Repeat the data word for word. Do not include the pictures.

============================================================

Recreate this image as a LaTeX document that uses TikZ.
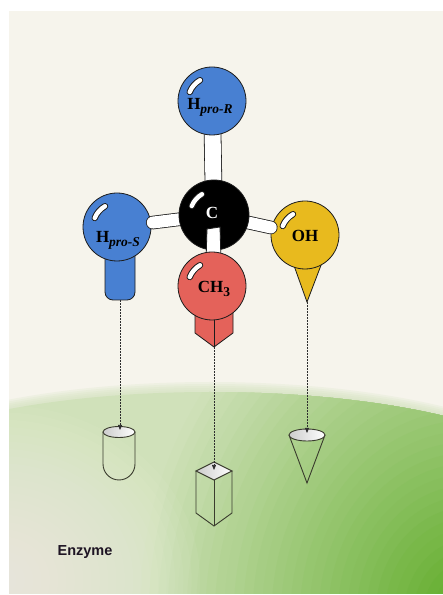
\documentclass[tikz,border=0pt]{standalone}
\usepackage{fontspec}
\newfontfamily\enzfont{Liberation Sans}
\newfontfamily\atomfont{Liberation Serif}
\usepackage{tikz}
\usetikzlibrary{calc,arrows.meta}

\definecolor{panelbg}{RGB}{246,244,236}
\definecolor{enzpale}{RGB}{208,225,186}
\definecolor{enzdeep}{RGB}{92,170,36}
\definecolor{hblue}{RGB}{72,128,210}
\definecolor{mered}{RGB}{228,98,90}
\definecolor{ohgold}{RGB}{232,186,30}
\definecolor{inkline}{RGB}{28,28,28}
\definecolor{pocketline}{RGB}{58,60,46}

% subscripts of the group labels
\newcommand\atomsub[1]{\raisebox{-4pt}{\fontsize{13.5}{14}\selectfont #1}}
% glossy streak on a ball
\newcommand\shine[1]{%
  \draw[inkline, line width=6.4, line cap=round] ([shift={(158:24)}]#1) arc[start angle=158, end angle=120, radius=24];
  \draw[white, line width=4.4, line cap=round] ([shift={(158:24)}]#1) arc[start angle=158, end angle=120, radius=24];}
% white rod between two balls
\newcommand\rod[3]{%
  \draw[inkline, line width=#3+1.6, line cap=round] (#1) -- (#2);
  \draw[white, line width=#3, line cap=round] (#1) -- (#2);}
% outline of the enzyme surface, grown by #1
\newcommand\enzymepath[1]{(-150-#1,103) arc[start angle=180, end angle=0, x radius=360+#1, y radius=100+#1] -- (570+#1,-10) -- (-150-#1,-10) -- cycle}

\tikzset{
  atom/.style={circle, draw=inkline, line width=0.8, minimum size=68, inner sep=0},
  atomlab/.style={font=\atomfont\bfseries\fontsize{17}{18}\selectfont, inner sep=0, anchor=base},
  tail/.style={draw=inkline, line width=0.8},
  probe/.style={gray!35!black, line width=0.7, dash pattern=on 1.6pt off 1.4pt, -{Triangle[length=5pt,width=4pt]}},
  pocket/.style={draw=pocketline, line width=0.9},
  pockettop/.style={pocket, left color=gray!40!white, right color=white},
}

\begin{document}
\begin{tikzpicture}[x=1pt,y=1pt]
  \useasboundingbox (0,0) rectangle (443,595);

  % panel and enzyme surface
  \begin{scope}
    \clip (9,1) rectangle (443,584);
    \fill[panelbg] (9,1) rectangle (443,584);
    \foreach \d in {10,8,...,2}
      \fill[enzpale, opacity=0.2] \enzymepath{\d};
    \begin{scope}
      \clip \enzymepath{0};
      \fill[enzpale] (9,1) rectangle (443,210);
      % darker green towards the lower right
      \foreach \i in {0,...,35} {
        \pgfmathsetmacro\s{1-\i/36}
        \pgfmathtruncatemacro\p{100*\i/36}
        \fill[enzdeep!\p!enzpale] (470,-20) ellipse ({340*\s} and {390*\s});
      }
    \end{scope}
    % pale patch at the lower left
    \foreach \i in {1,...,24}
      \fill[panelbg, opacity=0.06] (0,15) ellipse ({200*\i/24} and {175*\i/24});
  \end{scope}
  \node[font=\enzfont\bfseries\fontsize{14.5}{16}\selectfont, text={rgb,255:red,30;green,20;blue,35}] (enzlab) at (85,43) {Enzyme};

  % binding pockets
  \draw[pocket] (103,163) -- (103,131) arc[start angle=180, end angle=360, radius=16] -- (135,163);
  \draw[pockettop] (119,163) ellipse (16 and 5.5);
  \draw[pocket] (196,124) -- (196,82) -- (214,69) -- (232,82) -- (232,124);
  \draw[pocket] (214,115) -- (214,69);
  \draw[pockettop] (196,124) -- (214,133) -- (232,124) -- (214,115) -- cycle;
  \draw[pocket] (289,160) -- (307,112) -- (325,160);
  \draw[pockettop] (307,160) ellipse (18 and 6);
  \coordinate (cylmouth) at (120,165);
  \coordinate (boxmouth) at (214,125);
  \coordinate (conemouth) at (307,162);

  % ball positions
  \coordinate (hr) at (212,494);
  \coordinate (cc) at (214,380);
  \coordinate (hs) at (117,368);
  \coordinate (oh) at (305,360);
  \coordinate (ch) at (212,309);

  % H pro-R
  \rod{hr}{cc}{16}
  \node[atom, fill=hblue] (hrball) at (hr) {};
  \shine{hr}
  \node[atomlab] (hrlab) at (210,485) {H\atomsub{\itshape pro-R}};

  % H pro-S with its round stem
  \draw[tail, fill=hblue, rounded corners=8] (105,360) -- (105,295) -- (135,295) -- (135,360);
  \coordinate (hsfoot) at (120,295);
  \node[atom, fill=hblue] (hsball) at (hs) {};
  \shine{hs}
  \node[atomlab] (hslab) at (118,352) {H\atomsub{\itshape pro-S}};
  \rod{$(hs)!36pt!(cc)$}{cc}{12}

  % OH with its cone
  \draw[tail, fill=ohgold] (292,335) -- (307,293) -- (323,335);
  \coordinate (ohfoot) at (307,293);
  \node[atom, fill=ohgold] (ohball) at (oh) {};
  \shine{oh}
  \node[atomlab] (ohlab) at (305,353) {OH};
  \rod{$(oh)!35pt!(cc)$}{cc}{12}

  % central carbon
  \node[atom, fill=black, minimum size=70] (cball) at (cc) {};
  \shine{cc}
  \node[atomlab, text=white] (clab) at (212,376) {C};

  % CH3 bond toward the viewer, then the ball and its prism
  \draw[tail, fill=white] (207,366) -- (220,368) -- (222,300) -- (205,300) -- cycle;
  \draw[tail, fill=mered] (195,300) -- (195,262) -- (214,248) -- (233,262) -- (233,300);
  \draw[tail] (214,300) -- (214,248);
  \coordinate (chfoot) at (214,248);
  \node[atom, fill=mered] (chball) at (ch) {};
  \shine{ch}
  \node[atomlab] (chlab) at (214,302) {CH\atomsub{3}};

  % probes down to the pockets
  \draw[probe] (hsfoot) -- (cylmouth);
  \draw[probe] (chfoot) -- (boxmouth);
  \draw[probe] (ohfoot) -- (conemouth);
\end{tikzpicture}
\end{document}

============================================================

# Result
Recreate this image as a LaTeX document that uses TikZ.
\documentclass[tikz,border=0pt]{standalone}
\usepackage{fontspec}
\newfontfamily\enzfont{Liberation Sans}
\newfontfamily\atomfont{Liberation Serif}
\usepackage{tikz}
\usetikzlibrary{calc,arrows.meta}

\definecolor{panelbg}{RGB}{246,244,236}
\definecolor{enzpale}{RGB}{208,225,186}
\definecolor{enzdeep}{RGB}{92,170,36}
\definecolor{hblue}{RGB}{72,128,210}
\definecolor{mered}{RGB}{228,98,90}
\definecolor{ohgold}{RGB}{232,186,30}
\definecolor{inkline}{RGB}{28,28,28}
\definecolor{pocketline}{RGB}{58,60,46}

% subscripts of the group labels
\newcommand\atomsub[1]{\raisebox{-4pt}{\fontsize{13.5}{14}\selectfont #1}}
% glossy streak on a ball
\newcommand\shine[1]{%
  \draw[inkline, line width=6.4, line cap=round] ([shift={(158:24)}]#1) arc[start angle=158, end angle=120, radius=24];
  \draw[white, line width=4.4, line cap=round] ([shift={(158:24)}]#1) arc[start angle=158, end angle=120, radius=24];}
% white rod between two balls
\newcommand\rod[3]{%
  \draw[inkline, line width=#3+1.6, line cap=round] (#1) -- (#2);
  \draw[white, line width=#3, line cap=round] (#1) -- (#2);}
% outline of the enzyme surface, grown by #1
\newcommand\enzymepath[1]{(-150-#1,103) arc[start angle=180, end angle=0, x radius=360+#1, y radius=100+#1] -- (570+#1,-10) -- (-150-#1,-10) -- cycle}

\tikzset{
  atom/.style={circle, draw=inkline, line width=0.8, minimum size=68, inner sep=0},
  atomlab/.style={font=\atomfont\bfseries\fontsize{17}{18}\selectfont, inner sep=0, anchor=base},
  tail/.style={draw=inkline, line width=0.8},
  probe/.style={gray!35!black, line width=0.7, dash pattern=on 1.6pt off 1.4pt, -{Triangle[length=5pt,width=4pt]}},
  pocket/.style={draw=pocketline, line width=0.9},
  pockettop/.style={pocket, left color=gray!40!white, right color=white},
}

\begin{document}
\begin{tikzpicture}[x=1pt,y=1pt]
  \useasboundingbox (0,0) rectangle (443,595);

  % panel and enzyme surface
  \begin{scope}
    \clip (9,1) rectangle (443,584);
    \fill[panelbg] (9,1) rectangle (443,584);
    \foreach \d in {10,8,...,2}
      \fill[enzpale, opacity=0.2] \enzymepath{\d};
    \begin{scope}
      \clip \enzymepath{0};
      \fill[enzpale] (9,1) rectangle (443,210);
      % darker green towards the lower right
      \foreach \i in {0,...,35} {
        \pgfmathsetmacro\s{1-\i/36}
        \pgfmathtruncatemacro\p{100*\i/36}
        \fill[enzdeep!\p!enzpale] (470,-20) ellipse ({340*\s} and {390*\s});
      }
    \end{scope}
    % pale patch at the lower left
    \foreach \i in {1,...,24}
      \fill[panelbg, opacity=0.06] (0,15) ellipse ({200*\i/24} and {175*\i/24});
  \end{scope}
  \node[font=\enzfont\bfseries\fontsize{14.5}{16}\selectfont, text={rgb,255:red,30;green,20;blue,35}] (enzlab) at (85,43) {Enzyme};

  % binding pockets
  \draw[pocket] (103,163) -- (103,131) arc[start angle=180, end angle=360, radius=16] -- (135,163);
  \draw[pockettop] (119,163) ellipse (16 and 5.5);
  \draw[pocket] (196,124) -- (196,82) -- (214,69) -- (232,82) -- (232,124);
  \draw[pocket] (214,115) -- (214,69);
  \draw[pockettop] (196,124) -- (214,133) -- (232,124) -- (214,115) -- cycle;
  \draw[pocket] (289,160) -- (307,112) -- (325,160);
  \draw[pockettop] (307,160) ellipse (18 and 6);
  \coordinate (cylmouth) at (120,165);
  \coordinate (boxmouth) at (214,125);
  \coordinate (conemouth) at (307,162);

  % ball positions
  \coordinate (hr) at (212,494);
  \coordinate (cc) at (214,380);
  \coordinate (hs) at (117,368);
  \coordinate (oh) at (305,360);
  \coordinate (ch) at (212,309);

  % H pro-R
  \rod{hr}{cc}{16}
  \node[atom, fill=hblue] (hrball) at (hr) {};
  \shine{hr}
  \node[atomlab] (hrlab) at (210,485) {H\atomsub{\itshape pro-R}};

  % H pro-S with its round stem
  \draw[tail, fill=hblue, rounded corners=8] (105,360) -- (105,295) -- (135,295) -- (135,360);
  \coordinate (hsfoot) at (120,295);
  \node[atom, fill=hblue] (hsball) at (hs) {};
  \shine{hs}
  \node[atomlab] (hslab) at (118,352) {H\atomsub{\itshape pro-S}};
  \rod{$(hs)!36pt!(cc)$}{cc}{12}

  % OH with its cone
  \draw[tail, fill=ohgold] (292,335) -- (307,293) -- (323,335);
  \coordinate (ohfoot) at (307,293);
  \node[atom, fill=ohgold] (ohball) at (oh) {};
  \shine{oh}
  \node[atomlab] (ohlab) at (305,353) {OH};
  \rod{$(oh)!35pt!(cc)$}{cc}{12}

  % central carbon
  \node[atom, fill=black, minimum size=70] (cball) at (cc) {};
  \shine{cc}
  \node[atomlab, text=white] (clab) at (212,376) {C};

  % CH3 bond toward the viewer, then the ball and its prism
  \draw[tail, fill=white] (207,366) -- (220,368) -- (222,300) -- (205,300) -- cycle;
  \draw[tail, fill=mered] (195,300) -- (195,262) -- (214,248) -- (233,262) -- (233,300);
  \draw[tail] (214,300) -- (214,248);
  \coordinate (chfoot) at (214,248);
  \node[atom, fill=mered] (chball) at (ch) {};
  \shine{ch}
  \node[atomlab] (chlab) at (214,302) {CH\atomsub{3}};

  % probes down to the pockets
  \draw[probe] (hsfoot) -- (cylmouth);
  \draw[probe] (chfoot) -- (boxmouth);
  \draw[probe] (ohfoot) -- (conemouth);
\end{tikzpicture}
\end{document}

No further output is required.